A megawatt-class demonstrator charger capable of a full charge in under 30 minutes marks a tangible step toward NRG2fly's European charging network for electric aviation.
The opening of Væridion's first production hangar and test house at Oberpfaffenhofen (EDMO) near Munich was a milestone for electric aviation in Europe. The facility will serve as the home base for developing their fully electric nine-seater, with a stated goal of getting airborne within 100 weeks. For NRG2fly, the occasion carried extra significance: it marked the delivery of our first MCS Demonstrator Aircraft Charger to the site.
Fast turnaround is not a luxury in commercial aviation. It is the difference between an economically viable route and one that sits idle on the tarmac. For electric aircraft operators, the charging window is the new refuelling window, and shrinking it to 30 minutes opens up scheduling possibilities that simply do not exist with slower charging infrastructure.
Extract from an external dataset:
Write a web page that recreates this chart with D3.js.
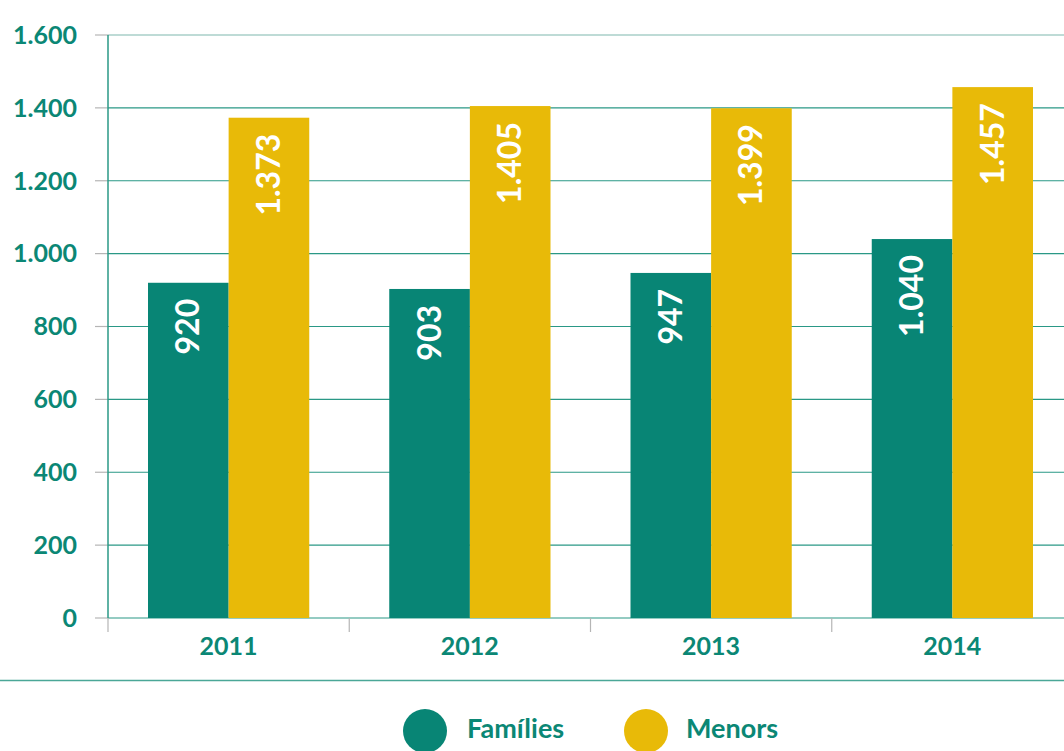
<!DOCTYPE html>
<meta charset="utf-8">
<script src="https://d3js.org/d3.v7.min.js"></script>
<style>
body { margin: 0; background: #fff; }
text { font-family: "Lato", "Open Sans", sans-serif; font-weight: 700; }
</style>
<svg width="1064" height="751"></svg>
<script>
// data
const years = ["2011", "2012", "2013", "2014"]
const familias = [920, 903, 947, 1040]
const menors = [1373, 1405, 1399, 1457]
const seriesNames = ["Famílies", "Menors"]
const yTicks = [0, 200, 400, 600, 800, 1000, 1200, 1400, 1600]

const teal = "#088575", yellow = "#e8ba08", textTeal = "#0b8775"
const fmt = d => d3.format(",")(d).replace(/,/g, ".")

const svg = d3.select("svg")
const m = {left: 108, top: 35, bottom: 618, right: 1073}

const x = d3.scaleBand().domain(years).range([m.left, m.right]).paddingInner(0).paddingOuter(0)
const x1 = d3.scaleBand().domain(seriesNames).range([40, x.bandwidth() - 40])
const y = d3.scaleLinear().domain([0, 1600]).range([m.bottom, m.top])

// gridlines
svg.append("g").selectAll("line").data(yTicks).join("line")
    .attr("x1", m.left).attr("x2", 1064)
    .attr("y1", d => y(d)).attr("y2", d => y(d))
    .attr("stroke", d => d === 1600 ? "#7fb8ae" : "#2a9886").attr("stroke-width", 1.2)

// left tick stubs
svg.append("g").selectAll("line").data(yTicks).join("line")
    .attr("x1", 95).attr("x2", m.left)
    .attr("y1", d => y(d)).attr("y2", d => y(d))
    .attr("stroke", "#b5b5b5").attr("stroke-width", 1.2)

// y tick labels
svg.append("g").selectAll("text").data(yTicks).join("text")
    .attr("x", 77).attr("y", d => y(d)).attr("dy", "0.35em")
    .attr("text-anchor", "end").attr("font-size", 25).attr("fill", textTeal)
    .text(fmt)

// bars
const groups = svg.append("g").selectAll("g").data(years).join("g")
    .attr("transform", d => `translate(${x(d)},0)`)

const rows = (d, i) => [
    {name: "Famílies", value: familias[i], color: teal},
    {name: "Menors", value: menors[i], color: yellow}
]

groups.selectAll("rect").data(rows).join("rect")
    .attr("x", d => x1(d.name)).attr("width", x1.bandwidth())
    .attr("y", d => y(d.value)).attr("height", d => y(0) - y(d.value))
    .attr("fill", d => d.color)

groups.selectAll("text").data(rows).join("text")
    .attr("transform", d => `translate(${x1(d.name) + x1.bandwidth() / 2 + 11},${y(d.value) + 16}) rotate(-90)`)
    .attr("text-anchor", "end").attr("font-size", 32).attr("fill", "#fff")
    .text(d => fmt(d.value))

// y axis line
svg.append("line").attr("x1", m.left).attr("x2", m.left)
    .attr("y1", m.top).attr("y2", m.bottom)
    .attr("stroke", "#2a9886").attr("stroke-width", 1.5)

// x axis ticks
const xb = years.map(d => x(d)).concat([m.right])
svg.append("g").selectAll("line").data(xb).join("line")
    .attr("x1", d => d).attr("x2", d => d)
    .attr("y1", m.bottom).attr("y2", 632)
    .attr("stroke", "#b5b5b5").attr("stroke-width", 1.2)

svg.append("g").selectAll("text").data(years).join("text")
    .attr("x", d => x(d) + x.bandwidth() / 2).attr("y", 646).attr("dy", "0.35em")
    .attr("text-anchor", "middle").attr("font-size", 25).attr("fill", textTeal)
    .text(d => d)

// separator
svg.append("line").attr("x1", 0).attr("x2", 1064).attr("y1", 680.5).attr("y2", 680.5)
    .attr("stroke", "#4aa797").attr("stroke-width", 1.5)

// legend
const legend = [
    {name: seriesNames[0], color: teal, cx: 425, tx: 467},
    {name: seriesNames[1], color: yellow, cx: 646, tx: 686}
]
const lg = svg.append("g").selectAll("g").data(legend).join("g")
lg.append("circle").attr("cx", d => d.cx).attr("cy", 731).attr("r", 22).attr("fill", d => d.color)
lg.append("text").attr("x", d => d.tx).attr("y", 729).attr("dy", "0.35em")
    .attr("font-size", 27).attr("fill", textTeal).text(d => d.name)
</script>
This is still a demonstrator. There is plenty of engineering, certification work, and real-world testing ahead before this technology operates at scale across European airports. But that is precisely the point: every large network starts with a first node. Delivering this charger to Væridion's hangar puts a physical, working piece of NRG2fly's European Charging Network on the map.
Congratulations to the entire Væridion team on this milestone. Building the first production hangar for a clean-sheet electric aircraft programme is no small feat. We are proud to be part of the journey alongside them, and we look forward to what the next 100 weeks bring.